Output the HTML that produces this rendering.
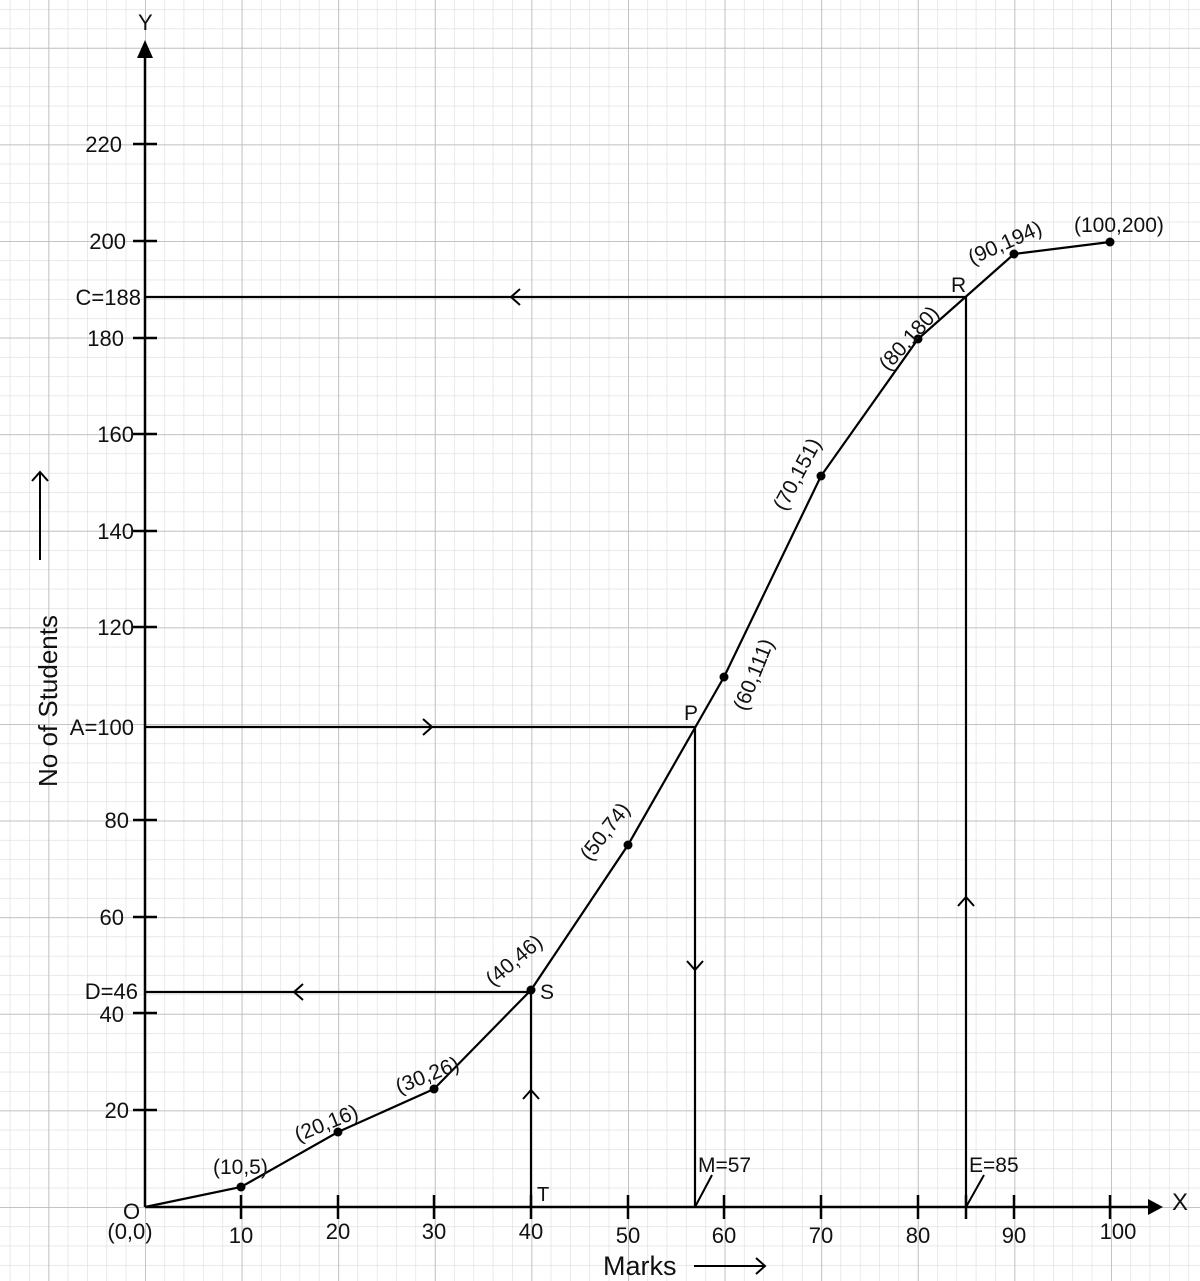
<!DOCTYPE html>
<html><head><meta charset="utf-8"><style>
html,body{margin:0;padding:0;background:#fff}
svg{display:block}
text{font-family:"Liberation Sans",sans-serif;fill:#111}
</style></head><body>
<svg width="1200" height="1281" viewBox="0 0 1200 1281" xmlns="http://www.w3.org/2000/svg">
<defs>
<pattern id="minor" x="145" y="1207" width="19.32" height="19.32" patternUnits="userSpaceOnUse">
<path d="M0 0H19.32M0 0V19.32" stroke="#dcdcdc" stroke-width="1.2" fill="none"/>
</pattern>
<pattern id="major" x="145" y="1207" width="96.6" height="96.6" patternUnits="userSpaceOnUse">
<path d="M0 0H96.6M0 0V96.6" stroke="#bdbdbd" stroke-width="1.8" fill="none"/>
</pattern>
</defs>
<rect width="1200" height="1281" fill="#fff"/>
<rect width="1200" height="1281" fill="url(#minor)"/>
<rect width="1200" height="1281" fill="url(#major)"/>

<g stroke="#000" stroke-width="2.5" fill="none">
<line x1="145" y1="1207" x2="145" y2="55"/>
<line x1="145" y1="1207" x2="1150" y2="1207"/>
<path d="M133 144H157M133 241H157M133 338H157M133 434H157M133 531H157M133 627H157M133 820H157M133 917H157M133 1013H157M133 1110H157"/>
<path d="M241 1195V1219M338 1195V1219M434 1195V1219M531 1195V1219M628 1195V1219M724 1195V1219M821 1195V1219M918 1195V1219M1014 1195V1219M1110 1195V1219M966 1195V1219"/>
<polyline stroke-width="2.2" points="145,1207 241,1187 338,1132 434,1089 531,990 628,845 724,677 821,476 918,339 1014,254 1110,242"/>
<path stroke-width="2.2" d="M145 297H966V1207M145 727H695V1207M145 992H531V1207"/>
<path stroke-width="2" d="M520 289L511 297L520 305M423 719L432 727L423 735M687 961L695 970L703 961M958 906L966 897L974 906M303 984L294 992L303 1000M523 1099L531 1090L539 1099"/>
<path stroke-width="2" d="M695 1207L712 1175M966 1207L984 1175"/>
<path stroke-width="2" d="M694 1266H765M756 1258L765 1266L756 1274"/>
<path stroke-width="2" d="M40 560V472M32 481L40 472L48 481"/>
</g>
<polygon points="145,40 137,58 153,58" fill="#000"/>
<polygon points="1163,1207 1148,1199 1148,1215" fill="#000"/>
<g fill="#000">
<circle cx="241" cy="1187" r="4.5"/><circle cx="338" cy="1132" r="4.5"/><circle cx="434" cy="1089" r="4.5"/>
<circle cx="531" cy="990" r="4.5"/><circle cx="628" cy="845" r="4.5"/><circle cx="724" cy="677" r="4.5"/>
<circle cx="821" cy="476" r="4.5"/><circle cx="918" cy="339" r="4.5"/><circle cx="1014" cy="254" r="4.5"/>
<circle cx="1110" cy="242" r="4.5"/>
</g>

<g font-size="22" text-anchor="end">
<text x="122" y="152">220</text><text x="126" y="249">200</text><text x="141" y="305">C=188</text>
<text x="124" y="346">180</text><text x="134" y="442">160</text><text x="134" y="539">140</text>
<text x="134" y="635">120</text><text x="134" y="735">A=100</text><text x="129" y="828">80</text>
<text x="124" y="925">60</text><text x="138" y="999">D=46</text><text x="124" y="1022">40</text>
<text x="129" y="1118">20</text>
</g>
<g font-size="22" text-anchor="middle">
<text x="241" y="1243">10</text><text x="338" y="1239">20</text><text x="434" y="1239">30</text>
<text x="531" y="1239">40</text><text x="628" y="1243">50</text><text x="724" y="1243">60</text>
<text x="821" y="1243">70</text><text x="918" y="1243">80</text><text x="1014" y="1243">90</text>
<text x="1118" y="1239">100</text>
<text x="130" y="1239">(0,0)</text>
</g>
<text x="123" y="1219" font-size="22">O</text>
<text x="138" y="30" font-size="22">Y</text>
<text x="1172" y="1210" font-size="24">X</text>
<text x="537" y="1201" font-size="20">T</text>
<text x="698" y="1172" font-size="21">M=57</text>
<text x="969" y="1172" font-size="21">E=85</text>
<text x="540" y="999" font-size="21">S</text>
<text x="684" y="720" font-size="21">P</text>
<text x="951" y="292" font-size="21">R</text>
<text x="603" y="1275" font-size="27">Marks</text>
<text transform="translate(57,787) rotate(-90)" font-size="26">No of Students</text>

<g font-size="21">
<text x="213" y="1174">(10,5)</text>
<text transform="translate(298,1142) rotate(-22)">(20,16)</text>
<text transform="translate(399,1094) rotate(-22)">(30,26)</text>
<text transform="translate(493,987) rotate(-40)">(40,46)</text>
<text transform="translate(590,862) rotate(-52)">(50,74)</text>
<text transform="translate(746,712) rotate(-68)">(60,111)</text>
<text transform="translate(785,512) rotate(-62)">(70,151)</text>
<text transform="translate(888,372) rotate(-48)">(80,180)</text>
<text transform="translate(972,265) rotate(-24)">(90,194)</text>
<text x="1074" y="232">(100,200)</text>
</g>
</svg>
</body></html>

◆ **Exercise directions**
Transcribe the material as is, with images omitted.

◆ **Correct response**
Output the HTML that produces this rendering.
<!DOCTYPE html>
<html><head><meta charset="utf-8"><style>
html,body{margin:0;padding:0;background:#fff}
svg{display:block}
text{font-family:"Liberation Sans",sans-serif;fill:#111}
</style></head><body>
<svg width="1200" height="1281" viewBox="0 0 1200 1281" xmlns="http://www.w3.org/2000/svg">
<defs>
<pattern id="minor" x="145" y="1207" width="19.32" height="19.32" patternUnits="userSpaceOnUse">
<path d="M0 0H19.32M0 0V19.32" stroke="#dcdcdc" stroke-width="1.2" fill="none"/>
</pattern>
<pattern id="major" x="145" y="1207" width="96.6" height="96.6" patternUnits="userSpaceOnUse">
<path d="M0 0H96.6M0 0V96.6" stroke="#bdbdbd" stroke-width="1.8" fill="none"/>
</pattern>
</defs>
<rect width="1200" height="1281" fill="#fff"/>
<rect width="1200" height="1281" fill="url(#minor)"/>
<rect width="1200" height="1281" fill="url(#major)"/>

<g stroke="#000" stroke-width="2.5" fill="none">
<line x1="145" y1="1207" x2="145" y2="55"/>
<line x1="145" y1="1207" x2="1150" y2="1207"/>
<path d="M133 144H157M133 241H157M133 338H157M133 434H157M133 531H157M133 627H157M133 820H157M133 917H157M133 1013H157M133 1110H157"/>
<path d="M241 1195V1219M338 1195V1219M434 1195V1219M531 1195V1219M628 1195V1219M724 1195V1219M821 1195V1219M918 1195V1219M1014 1195V1219M1110 1195V1219M966 1195V1219"/>
<polyline stroke-width="2.2" points="145,1207 241,1187 338,1132 434,1089 531,990 628,845 724,677 821,476 918,339 1014,254 1110,242"/>
<path stroke-width="2.2" d="M145 297H966V1207M145 727H695V1207M145 992H531V1207"/>
<path stroke-width="2" d="M520 289L511 297L520 305M423 719L432 727L423 735M687 961L695 970L703 961M958 906L966 897L974 906M303 984L294 992L303 1000M523 1099L531 1090L539 1099"/>
<path stroke-width="2" d="M695 1207L712 1175M966 1207L984 1175"/>
<path stroke-width="2" d="M694 1266H765M756 1258L765 1266L756 1274"/>
<path stroke-width="2" d="M40 560V472M32 481L40 472L48 481"/>
</g>
<polygon points="145,40 137,58 153,58" fill="#000"/>
<polygon points="1163,1207 1148,1199 1148,1215" fill="#000"/>
<g fill="#000">
<circle cx="241" cy="1187" r="4.5"/><circle cx="338" cy="1132" r="4.5"/><circle cx="434" cy="1089" r="4.5"/>
<circle cx="531" cy="990" r="4.5"/><circle cx="628" cy="845" r="4.5"/><circle cx="724" cy="677" r="4.5"/>
<circle cx="821" cy="476" r="4.5"/><circle cx="918" cy="339" r="4.5"/><circle cx="1014" cy="254" r="4.5"/>
<circle cx="1110" cy="242" r="4.5"/>
</g>

<g font-size="22" text-anchor="end">
<text x="122" y="152">220</text><text x="126" y="249">200</text><text x="141" y="305">C=188</text>
<text x="124" y="346">180</text><text x="134" y="442">160</text><text x="134" y="539">140</text>
<text x="134" y="635">120</text><text x="134" y="735">A=100</text><text x="129" y="828">80</text>
<text x="124" y="925">60</text><text x="138" y="999">D=46</text><text x="124" y="1022">40</text>
<text x="129" y="1118">20</text>
</g>
<g font-size="22" text-anchor="middle">
<text x="241" y="1243">10</text><text x="338" y="1239">20</text><text x="434" y="1239">30</text>
<text x="531" y="1239">40</text><text x="628" y="1243">50</text><text x="724" y="1243">60</text>
<text x="821" y="1243">70</text><text x="918" y="1243">80</text><text x="1014" y="1243">90</text>
<text x="1118" y="1239">100</text>
<text x="130" y="1239">(0,0)</text>
</g>
<text x="123" y="1219" font-size="22">O</text>
<text x="138" y="30" font-size="22">Y</text>
<text x="1172" y="1210" font-size="24">X</text>
<text x="537" y="1201" font-size="20">T</text>
<text x="698" y="1172" font-size="21">M=57</text>
<text x="969" y="1172" font-size="21">E=85</text>
<text x="540" y="999" font-size="21">S</text>
<text x="684" y="720" font-size="21">P</text>
<text x="951" y="292" font-size="21">R</text>
<text x="603" y="1275" font-size="27">Marks</text>
<text transform="translate(57,787) rotate(-90)" font-size="26">No of Students</text>

<g font-size="21">
<text x="213" y="1174">(10,5)</text>
<text transform="translate(298,1142) rotate(-22)">(20,16)</text>
<text transform="translate(399,1094) rotate(-22)">(30,26)</text>
<text transform="translate(493,987) rotate(-40)">(40,46)</text>
<text transform="translate(590,862) rotate(-52)">(50,74)</text>
<text transform="translate(746,712) rotate(-68)">(60,111)</text>
<text transform="translate(785,512) rotate(-62)">(70,151)</text>
<text transform="translate(888,372) rotate(-48)">(80,180)</text>
<text transform="translate(972,265) rotate(-24)">(90,194)</text>
<text x="1074" y="232">(100,200)</text>
</g>
</svg>
</body></html>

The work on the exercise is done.